Bild: Matthias Hecht (vorne) und Paul Hofmann (hinten): Die Bühne wirkt wie eine Mischung aus Krankenhaus und Anklagebank. , Drama über Klonen Bild: Sophia Remer

Theater. Im Rottstr5 Theater inszeniert Constanze Hörlin das Stück „Die Kopien“. Im Drama über genetische Kopien ergibt sich ein Familienkonflikt, der einen nihilistischen Ausblick auf die Frage des Seins gibt.
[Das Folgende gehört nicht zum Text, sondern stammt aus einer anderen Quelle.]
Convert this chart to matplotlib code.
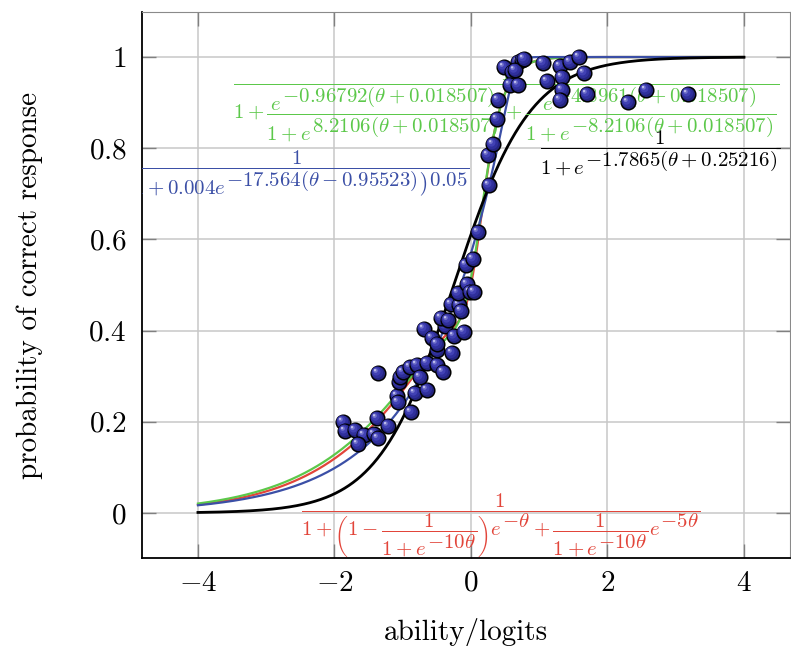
import numpy as np
import matplotlib
matplotlib.use("Agg")
import matplotlib.pyplot as plt
import matplotlib._mathtext as mathtext_internals
from matplotlib.transforms import offset_copy

plt.rcParams["font.family"] = "serif"
plt.rcParams["font.serif"] = ["cmr10"]
plt.rcParams["mathtext.fontset"] = "cm"
plt.rcParams["axes.formatter.use_mathtext"] = True
# the labels were typeset at \tiny, where scripts keep the base size
mathtext_internals.SHRINK_FACTOR = 1.0

obs_theta = [-1.875, -1.846, -1.700, -1.568, -1.656, -1.421, -1.363, -1.377, -1.216, -1.363,
             -1.084, -1.070, -0.879, -0.821, -0.645, -1.055, -1.040, -0.996, -0.894, -0.791,
             -0.747, -0.645, -0.498, -0.410, -0.498, -0.278, -0.689, -0.571, -0.498, -0.381,
             -0.440, -0.337, -0.293, -0.176, -0.147, -0.249, -0.103, -0.190, -0.059, -0.015,
             0.044, -0.073, 0.029, 0.103, 0.264, 0.249, 0.322, 0.381, 0.396, 0.484,
             0.601, 0.689, 0.747, 0.571, 0.689, 1.055, 1.304, 1.451, 1.582, 1.114,
             1.333, 1.656, 1.333, 1.304, 1.700, 2.300, 2.564, 3.179, 0.645, 0.777]
obs_prob = [0.200, 0.180, 0.182, 0.171, 0.151, 0.173, 0.164, 0.208, 0.191, 0.307,
            0.257, 0.243, 0.221, 0.263, 0.270, 0.287, 0.298, 0.309, 0.320, 0.325,
            0.298, 0.329, 0.325, 0.309, 0.357, 0.351, 0.404, 0.384, 0.371, 0.410,
            0.428, 0.423, 0.458, 0.456, 0.443, 0.388, 0.397, 0.482, 0.502, 0.485,
            0.485, 0.544, 0.557, 0.616, 0.719, 0.785, 0.809, 0.864, 0.906, 0.978,
            0.967, 0.989, 0.993, 0.939, 0.939, 0.987, 0.980, 0.989, 1.000, 0.947,
            0.956, 0.965, 0.928, 0.906, 0.919, 0.901, 0.928, 0.919, 0.971, 0.996]

# fitted model parameters, as printed on the chart
black_slope, black_shift = 1.7865, 0.25216
blue_scale, blue_slope, blue_shift, blue_power = 0.004, 17.564, 0.95523, 0.05
green_a1, green_a2, green_switch, green_shift = 0.96792, 4.8961, 8.2106, 0.018507
red_switch, red_a1, red_a2 = 10.0, 1.0, 5.0

xtick_vals = [-4, -2, 0, 2, 4]
xtick_labels = ["$-4$", "$-2$", "$0$", "$2$", "$4$"]
ytick_vals = [0, 0.2, 0.4, 0.6, 0.8, 1.0]
ytick_labels = ["$0$", "$0.2$", "$0.4$", "$0.6$", "$0.8$", "$1$"]

GREEN = "#5cc84a"
RED = "#e2453a"
BLUE = "#3b4fa6"

theta = np.linspace(-4, 4, 801)
p_black = 1 / (1 + np.exp(-black_slope * (theta + black_shift)))
p_blue = 1 / (1 + blue_scale * np.exp(-blue_slope * (theta - blue_shift))) ** blue_power
t = theta + green_shift
p_green = 1 / (1 + np.exp(-green_a1 * t) / (1 + np.exp(green_switch * t))
               + np.exp(-green_a2 * t) / (1 + np.exp(-green_switch * t)))
w = 1 / (1 + np.exp(-red_switch * theta))
p_red = 1 / (1 + (1 - w) * np.exp(-red_a1 * theta) + w * np.exp(-red_a2 * theta))

fig = plt.figure(figsize=(7.91, 6.46), dpi=100)
ax = fig.add_axes([0.1795, 0.1362, 0.8192, 0.8452])

ax.set_xlim(-4.82, 4.674)
ax.set_ylim(-0.0987, 1.0987)
ax.set_xticks(xtick_vals)
ax.set_xticklabels(xtick_labels)
ax.set_yticks(ytick_vals)
ax.set_yticklabels(ytick_labels)
ax.grid(True, color="#c8c8c8", lw=1.1)
ax.set_axisbelow(True)
ax.tick_params(direction="in", length=10, width=1, color="#808080",
               top=True, right=True, labelsize=21)
ax.tick_params(axis="y", pad=11)
ax.tick_params(axis="x", pad=9)
for side in ("top", "right"):
    ax.spines[side].set_color("#8a8a8a")
for side in ("left", "bottom"):
    ax.spines[side].set_linewidth(1.3)

ax.set_xlabel("ability/logits", fontsize=21, labelpad=15)
ax.set_ylabel("probability of correct response", fontsize=21, labelpad=33)

ax.plot(theta, p_red, color=RED, lw=1.6, zorder=3)
ax.plot(theta, p_green, color=GREEN, lw=1.6, zorder=3)
ax.plot(theta, p_blue, color=BLUE, lw=1.6, zorder=3)
ax.plot(theta, p_black, color="black", lw=2.0, zorder=3)


def fraction_label(x, y_bar, s, color, ha="center"):
    # baseline sits one math-axis height below the fraction bar
    tr = offset_copy(ax.transData, fig=fig, x=0, y=-3.8, units="points")
    ax.text(x, y_bar, s, color=color, fontsize=15, ha=ha, va="baseline",
            transform=tr, clip_on=True, zorder=4)


fraction_label(2.77, 0.803, r"$\dfrac{1}{1+e^{-1.7865(\theta+0.25216)}}$", "black")
fraction_label(-2.55, 0.759,
               r"$\dfrac{1}{\left(1+0.004e^{-17.564(\theta-0.95523)}\right)^{0.05}}$",
               BLUE)
fraction_label(0.44, 0.0066,
               r"$\dfrac{1}{1+\left(1-\dfrac{1}{1+e^{-10\theta}}\right)e^{-\theta}"
               r"+\dfrac{1}{1+e^{-10\theta}}e^{-5\theta}}$", RED)
fraction_label(-3.49, 0.945,
               r"$\dfrac{1}{1+\dfrac{e^{-0.96792(\theta+0.018507)}}{1+e^{8.2106(\theta+0.018507)}}"
               r"+\dfrac{e^{-4.8961(\theta+0.018507)}}{1+e^{-8.2106(\theta+0.018507)}}}$",
               GREEN, ha="left")

# shaded "ball" markers, drawn one at a time so overlaps look solid
layers = [(110, "#24247e", (0, 0)), (70, "#2f2f9c", (-0.5, 0.5)),
          (34, "#4141b4", (-1.1, 1.1)), (10, "#7373cc", (-1.7, 1.7)),
          (2.5, "#c4c4ee", (-2.1, 2.1))]
z = 5.0
for xv, yv in zip(obs_theta, obs_prob):
    for k, (s, col, (dx, dy)) in enumerate(layers):
        tr = offset_copy(ax.transData, fig=fig, x=dx, y=dy, units="points")
        ax.scatter([xv], [yv], s=s, color=col, transform=tr, zorder=z,
                   edgecolors="black" if k == 0 else "none",
                   linewidths=1.1 if k == 0 else 0)
        z += 0.001

fig.savefig("out.png", dpi=100)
„Die Kopien“ von Caryl Churchill, in der Regie geführt von Constanze Hörlin, beginnt blitzartig: Einen kurzen Moment ist es dunkel, dann geht das Licht wieder an und Paul Hofmann in der Rolle des Bernard befragt seinen Vater, gespielt von Matthias Hecht. Wie in einem Verhör wechseln die beiden die Worte aus. Denn Bernard hat herausgefunden, dass es durch ein vermeintlich illegales wissenschaftliches Experiment eine Reihe von genetisch identischen Klonen von ihm gibt. Sein Vater beteuert, man habe ihn betrogen. Wiederholt schwört er darauf, das Krankenhaus zu verklagen und Unsummen von Geld aus dem Fall zu holen. Währenddessen versucht sein Sohn mit der Realität umzugehen, dass eine Vielzahl von ihm auf den Straßen umherlaufen. Er hinterfragt seine Herkunft und deckt dabei im Gespräch mit seinem Vater dessen Lügen auf. Während er eine tiefe Identitätskrise durchläuft, hadert sein Vater durchgehend mit der Frage, ob er ein gutes Elternteil war.

Bewegungen

Die Intensivität des schnellen Einstiegs hält zunächst eine Weile an. Doch über die gut einstündige Inszenierung ist eine Bewegung im Ton erkennbar. Während der Anfang mit Ernsthaftigkeit auftritt, ist schon bald eine äußerst diffusere Stimmung erkennbar. Es schleicht sich ein Gefühl des Irrsinns ein, das unter anderem durch den Rollenwechsel zu mehreren Klonen entsteht, die Paul Hofmann verkörpern muss. Gegen Ende finden ein paar lockere Momente Einzug in das Stück, die gewollt lächerlich wirken. Die Frage nach der eigenen Identität, gebrochen durch eine Vielzahl genetisch identischer Individuen, mündet dabei auf tragische Weise in einem sorglosen Nihilismus, der sich auch in dem abrupten Schluss erkennbar macht. Die Frage nach dem Selbst erscheint dadurch leer und vermag für die Figuren keine Antworten zu liefern.

Ich und Ich und Ich

Matthias Hecht und Paul Hofmann verkörpern ihre Rollen durchweg gekonnt. Vor allem Hecht sticht mit seinem wehleidig gespielten Vater, der nach und nach vom Betrogenen zum Schuldigen wird, heraus. Auch Hofmann spielt die Rolle des anklagenden Bernards äußerst gut. Denn ihm gelingen die Rollenwechsel, sodass eine klare Abgrenzung zwischen den von ihm gespielten Charakteren deutlich ist, auch wenn einzelne Persönlichkeiten dabei glaubwürdiger erscheinen als andere.
Weniger überzeugend sind dagegen die verwendeten Musikfetzen, die die Szenenwechsel einleiten. Zu laut werden die, durch ihr aggressives Rauschen, undefinierbar anmutenden Musikstücke eingespielt. Dadurch gelingt die Integration in das künstlich steril gehaltene Bühnenbild nicht, welches, durch Kunststoffstellwände und kühles weißes Licht verstrahlende Halogenröhren, die Stimmung eines Labors vermittelt.
„Die Kopien“ ist ein spannendes, kurzweiliges Stück, das mit komplexen Charakteren, die überzeugend auf die Bühne gebracht werden, erscheint. Und obwohl die Frage nach der eigenen Identität im Fall von genetischen Klonen nicht beantwortet wird, punktet die Inszenierung durch ihren klaren Kommentar auf die Thematik.